= François-David Ekofo =

François-David "Franck" Ekofo Bonyeku is a Protestant pastor in the Democratic Republic of the Congo who was forced into exile after he publicly criticized President Joseph Kabila in January 2018.

==Career==

Ekofo is an ordained minister in the Community of Disciples of Christ, one of the member denominations within the Church of Christ in Congo. He received his Master in Sacred Theology (STM) at Christian Theological Seminary in Indianapolis then earned a PhD in Religious Studies at the University of Strasbourg in France. The title of his dissertation was "Iesus Pais Theou: :L'interprértation d'Ésaïe 53 par Jésus et par l'Église Primitive" .He returned to Congo in 1987, after 8 years outside the country. He became a professor of New Testament at the Protestant University in Congo and also served as a pastor at the International Protestant Church in Kinshasa.
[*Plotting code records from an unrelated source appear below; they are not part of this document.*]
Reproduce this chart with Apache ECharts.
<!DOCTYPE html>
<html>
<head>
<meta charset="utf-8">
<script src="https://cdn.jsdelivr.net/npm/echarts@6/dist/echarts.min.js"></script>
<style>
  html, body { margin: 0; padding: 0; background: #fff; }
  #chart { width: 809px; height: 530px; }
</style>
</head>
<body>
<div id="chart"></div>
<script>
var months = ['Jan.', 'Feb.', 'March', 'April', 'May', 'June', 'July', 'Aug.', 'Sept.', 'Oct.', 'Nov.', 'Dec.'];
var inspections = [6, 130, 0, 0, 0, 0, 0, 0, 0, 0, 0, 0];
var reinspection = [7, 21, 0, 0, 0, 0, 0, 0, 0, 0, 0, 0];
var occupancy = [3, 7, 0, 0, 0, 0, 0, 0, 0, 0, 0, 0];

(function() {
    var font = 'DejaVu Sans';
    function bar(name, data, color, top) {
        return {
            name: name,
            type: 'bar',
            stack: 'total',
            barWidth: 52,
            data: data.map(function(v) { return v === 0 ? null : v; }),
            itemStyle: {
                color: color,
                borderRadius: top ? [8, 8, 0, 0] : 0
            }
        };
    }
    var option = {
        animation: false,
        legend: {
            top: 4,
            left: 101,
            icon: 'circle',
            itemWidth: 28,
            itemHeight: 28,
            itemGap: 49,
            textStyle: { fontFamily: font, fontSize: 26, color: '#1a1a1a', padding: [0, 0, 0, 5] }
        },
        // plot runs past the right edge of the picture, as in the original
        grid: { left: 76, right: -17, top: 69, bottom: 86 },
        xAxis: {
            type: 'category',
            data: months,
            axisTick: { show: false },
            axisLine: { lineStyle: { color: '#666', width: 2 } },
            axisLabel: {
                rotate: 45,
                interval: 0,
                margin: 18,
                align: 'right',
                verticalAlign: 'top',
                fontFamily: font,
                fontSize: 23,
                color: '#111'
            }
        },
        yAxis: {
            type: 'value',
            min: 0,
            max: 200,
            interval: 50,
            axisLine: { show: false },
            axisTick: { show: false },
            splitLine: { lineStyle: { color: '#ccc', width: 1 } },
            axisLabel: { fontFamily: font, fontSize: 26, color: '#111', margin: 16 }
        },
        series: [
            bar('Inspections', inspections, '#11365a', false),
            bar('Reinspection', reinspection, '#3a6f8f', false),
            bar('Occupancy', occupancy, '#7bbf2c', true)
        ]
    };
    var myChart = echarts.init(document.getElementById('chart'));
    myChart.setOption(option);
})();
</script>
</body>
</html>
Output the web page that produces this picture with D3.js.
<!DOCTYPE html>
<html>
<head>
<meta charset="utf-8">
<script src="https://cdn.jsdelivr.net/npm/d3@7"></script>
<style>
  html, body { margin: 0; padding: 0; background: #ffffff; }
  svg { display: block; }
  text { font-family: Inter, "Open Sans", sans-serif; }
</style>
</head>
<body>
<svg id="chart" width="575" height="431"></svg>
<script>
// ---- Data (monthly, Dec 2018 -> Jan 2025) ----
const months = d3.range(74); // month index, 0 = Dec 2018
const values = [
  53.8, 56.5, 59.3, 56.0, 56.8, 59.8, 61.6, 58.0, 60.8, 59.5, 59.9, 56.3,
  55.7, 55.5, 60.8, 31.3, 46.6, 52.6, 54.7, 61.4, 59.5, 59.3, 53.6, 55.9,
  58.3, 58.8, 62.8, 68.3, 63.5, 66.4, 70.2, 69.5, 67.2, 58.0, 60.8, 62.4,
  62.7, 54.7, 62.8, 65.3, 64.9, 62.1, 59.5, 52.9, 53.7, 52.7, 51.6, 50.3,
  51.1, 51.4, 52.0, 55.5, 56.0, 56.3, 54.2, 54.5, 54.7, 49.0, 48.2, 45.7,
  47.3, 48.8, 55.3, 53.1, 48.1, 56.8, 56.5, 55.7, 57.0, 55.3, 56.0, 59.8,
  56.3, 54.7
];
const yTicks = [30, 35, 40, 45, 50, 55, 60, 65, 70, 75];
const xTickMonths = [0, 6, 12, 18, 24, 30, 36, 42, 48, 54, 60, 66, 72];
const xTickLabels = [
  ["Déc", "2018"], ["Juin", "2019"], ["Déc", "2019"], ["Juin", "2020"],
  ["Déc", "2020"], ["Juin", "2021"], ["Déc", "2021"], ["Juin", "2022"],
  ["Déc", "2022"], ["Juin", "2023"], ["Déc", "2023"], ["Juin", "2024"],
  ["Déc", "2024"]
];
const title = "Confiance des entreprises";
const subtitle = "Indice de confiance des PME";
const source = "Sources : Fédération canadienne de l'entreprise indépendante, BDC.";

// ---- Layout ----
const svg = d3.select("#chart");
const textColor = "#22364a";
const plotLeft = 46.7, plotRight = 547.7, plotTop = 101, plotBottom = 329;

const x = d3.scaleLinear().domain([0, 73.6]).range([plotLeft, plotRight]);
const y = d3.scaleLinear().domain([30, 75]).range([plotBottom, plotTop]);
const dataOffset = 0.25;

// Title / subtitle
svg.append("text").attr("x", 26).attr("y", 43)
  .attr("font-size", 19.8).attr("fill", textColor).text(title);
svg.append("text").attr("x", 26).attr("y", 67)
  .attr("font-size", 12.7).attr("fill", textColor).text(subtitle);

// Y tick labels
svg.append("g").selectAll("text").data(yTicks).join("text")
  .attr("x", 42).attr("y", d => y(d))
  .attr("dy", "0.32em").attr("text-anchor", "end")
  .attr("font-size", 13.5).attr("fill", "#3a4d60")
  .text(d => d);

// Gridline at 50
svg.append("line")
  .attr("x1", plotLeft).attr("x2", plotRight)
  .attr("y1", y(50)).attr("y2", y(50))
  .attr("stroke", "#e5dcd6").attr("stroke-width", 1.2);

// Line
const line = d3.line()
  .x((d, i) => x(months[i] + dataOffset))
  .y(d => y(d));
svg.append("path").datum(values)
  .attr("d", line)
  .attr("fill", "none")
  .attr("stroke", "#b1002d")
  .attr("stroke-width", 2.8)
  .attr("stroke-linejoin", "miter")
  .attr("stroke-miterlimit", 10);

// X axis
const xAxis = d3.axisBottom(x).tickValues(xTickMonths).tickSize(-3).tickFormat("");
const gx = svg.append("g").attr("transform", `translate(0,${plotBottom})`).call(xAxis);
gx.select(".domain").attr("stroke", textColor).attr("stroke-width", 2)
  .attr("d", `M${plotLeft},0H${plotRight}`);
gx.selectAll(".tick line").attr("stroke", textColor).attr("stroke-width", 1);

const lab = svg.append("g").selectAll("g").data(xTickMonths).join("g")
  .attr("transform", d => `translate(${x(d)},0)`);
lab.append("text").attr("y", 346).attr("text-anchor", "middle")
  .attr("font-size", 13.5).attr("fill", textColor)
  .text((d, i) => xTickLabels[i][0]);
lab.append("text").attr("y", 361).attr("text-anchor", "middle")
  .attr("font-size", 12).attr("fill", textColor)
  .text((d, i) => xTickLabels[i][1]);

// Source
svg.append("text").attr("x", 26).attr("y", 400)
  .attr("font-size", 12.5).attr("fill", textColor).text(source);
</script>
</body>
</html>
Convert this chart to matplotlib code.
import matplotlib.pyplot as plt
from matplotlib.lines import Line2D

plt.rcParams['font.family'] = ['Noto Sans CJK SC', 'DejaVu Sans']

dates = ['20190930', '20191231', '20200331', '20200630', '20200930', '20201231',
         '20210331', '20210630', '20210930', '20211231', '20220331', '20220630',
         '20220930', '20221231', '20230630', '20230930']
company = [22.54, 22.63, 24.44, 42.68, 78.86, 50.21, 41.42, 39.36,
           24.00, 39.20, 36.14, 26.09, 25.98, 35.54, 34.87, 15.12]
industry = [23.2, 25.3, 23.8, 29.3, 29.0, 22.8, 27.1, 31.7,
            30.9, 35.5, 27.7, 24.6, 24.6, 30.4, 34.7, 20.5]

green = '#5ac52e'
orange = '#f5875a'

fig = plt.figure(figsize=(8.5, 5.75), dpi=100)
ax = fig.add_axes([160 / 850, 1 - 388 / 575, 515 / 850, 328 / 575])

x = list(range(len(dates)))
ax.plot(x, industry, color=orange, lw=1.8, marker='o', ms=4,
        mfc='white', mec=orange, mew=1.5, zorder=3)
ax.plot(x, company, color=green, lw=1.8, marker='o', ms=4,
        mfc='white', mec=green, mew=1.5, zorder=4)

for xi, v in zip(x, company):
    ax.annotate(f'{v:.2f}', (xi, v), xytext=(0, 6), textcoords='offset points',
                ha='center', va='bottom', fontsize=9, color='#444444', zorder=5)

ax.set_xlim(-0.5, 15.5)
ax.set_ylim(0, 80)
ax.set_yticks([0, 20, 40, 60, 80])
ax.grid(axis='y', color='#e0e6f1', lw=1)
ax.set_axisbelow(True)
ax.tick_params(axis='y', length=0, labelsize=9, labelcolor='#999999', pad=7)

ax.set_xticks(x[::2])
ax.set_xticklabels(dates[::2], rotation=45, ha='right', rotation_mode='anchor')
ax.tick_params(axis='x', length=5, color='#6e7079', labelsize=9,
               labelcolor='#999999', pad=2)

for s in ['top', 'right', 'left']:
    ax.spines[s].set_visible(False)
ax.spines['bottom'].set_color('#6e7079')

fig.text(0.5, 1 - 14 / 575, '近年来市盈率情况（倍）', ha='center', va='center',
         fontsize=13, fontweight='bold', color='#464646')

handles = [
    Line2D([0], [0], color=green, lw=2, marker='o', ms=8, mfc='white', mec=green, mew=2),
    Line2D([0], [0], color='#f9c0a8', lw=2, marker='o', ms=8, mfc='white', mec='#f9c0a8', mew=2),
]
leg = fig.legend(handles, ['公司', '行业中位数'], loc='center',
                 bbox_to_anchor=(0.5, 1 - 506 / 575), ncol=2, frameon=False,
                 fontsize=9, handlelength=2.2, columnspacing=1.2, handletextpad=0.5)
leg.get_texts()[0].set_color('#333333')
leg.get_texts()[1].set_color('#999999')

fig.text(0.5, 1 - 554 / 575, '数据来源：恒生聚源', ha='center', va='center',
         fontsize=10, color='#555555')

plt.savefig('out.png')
He also served as dean of the Faculty of Theology at the Protestant University.

==Criticism of Kabila==

Ekofo ran afoul of the regime of Joseph Kabila when he delivered a sermon calling for political change and complaining about the failures of the Congolese state. At a service on January 16, 2018, commemorating the 17th anniversary of the assassination of President Laurent Kabila, Ekofo asserted that, as in a relay race, it was time for the baton to be passed to another generation in Congo. He went on to complain that Congo had no effective state and to dream of Congo becoming a country where its abundant natural resources were used to improve the lives of its people. The service, held in the Cathédrale du Centenaire, the leading church in the Church of Christ in Congo, was attended by President Kabila's wife Olive Lembe di Sita, Prime Minister Bruno Tshibala, Justice Minister Alexis Thambwe Mwamba and secretary general of the ruling party Henri Mova Sakanyi, among others. Immediately after delivering this sermon, Ekofo and his family received death threats. They were forced into hiding, and on February 4, 2018, the United Nations evacuated them from the country.

==Personal life==

Ekofo is married to pastor Melanie Ekofo with four children.